A crowd of 2,500 people - including Druids and Pagans - visited the World Heritage Site in Salisbury on Wednesday to mark the first sunrise after the longest night of the year.
It was the 5,000-year-old site’s largest gathering since the beginning of the pandemic and was also live-streamed globally.
The Winter Solstice occurs every year when the Northern Hemisphere is titled farthest away from the sun, meaning there are very few daylight hours.
It is not a fixed date but the shortest day of the year usually occurs on December 21 or 22 – this year, it was commemorated on Wednesday upon advice from Druid and Pagan communities for whom the occasion holds significance for.
Such communities consider the Winter Solstice the ‘re-birth’ of the sun for the new year.

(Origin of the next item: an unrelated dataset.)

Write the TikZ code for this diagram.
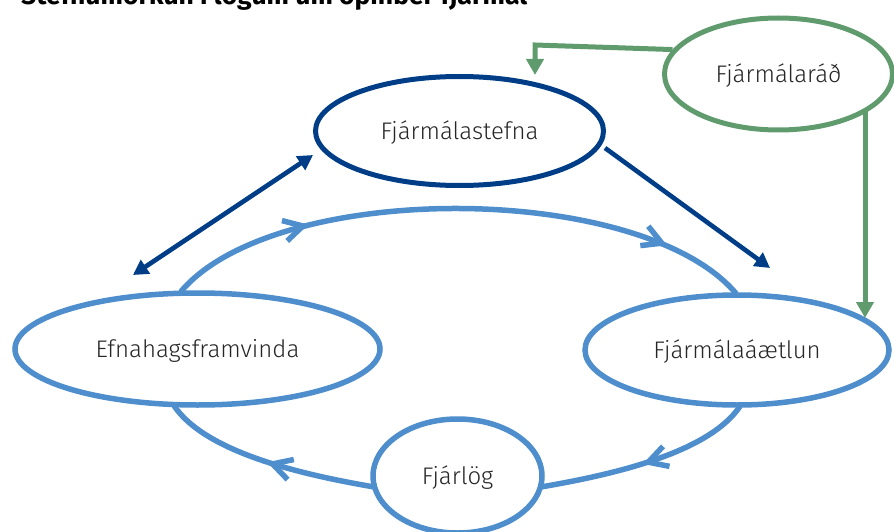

English Heritage’s Jennifer Davies said: “It was lovely to reach the milestone of Winter Solstice, with the hope it brings of knowing the days are now getting longer, a feeling of optimism shared at this time of year for millennia.
“Over 55,000 people from around the world watched the sunrise live online along with approximately 2,500 people at Stonehenge this morning.”
There were social distancing and safety measures put in place at the site to help prevent the spread of coronavirus.
Kate Blackburn, Wiltshire Director of Public Health, said: “We know how special the winter solstice is for some people, and we want all attendees to enjoy the event safely. Although it’s predominantly an outdoor event, it’s really important people take a few simple steps to help prevent the spread of COVID-19.”
Steps taken included attendees being asked to take lateral flow tests, social distancing and regular distribution of hand sanitiser.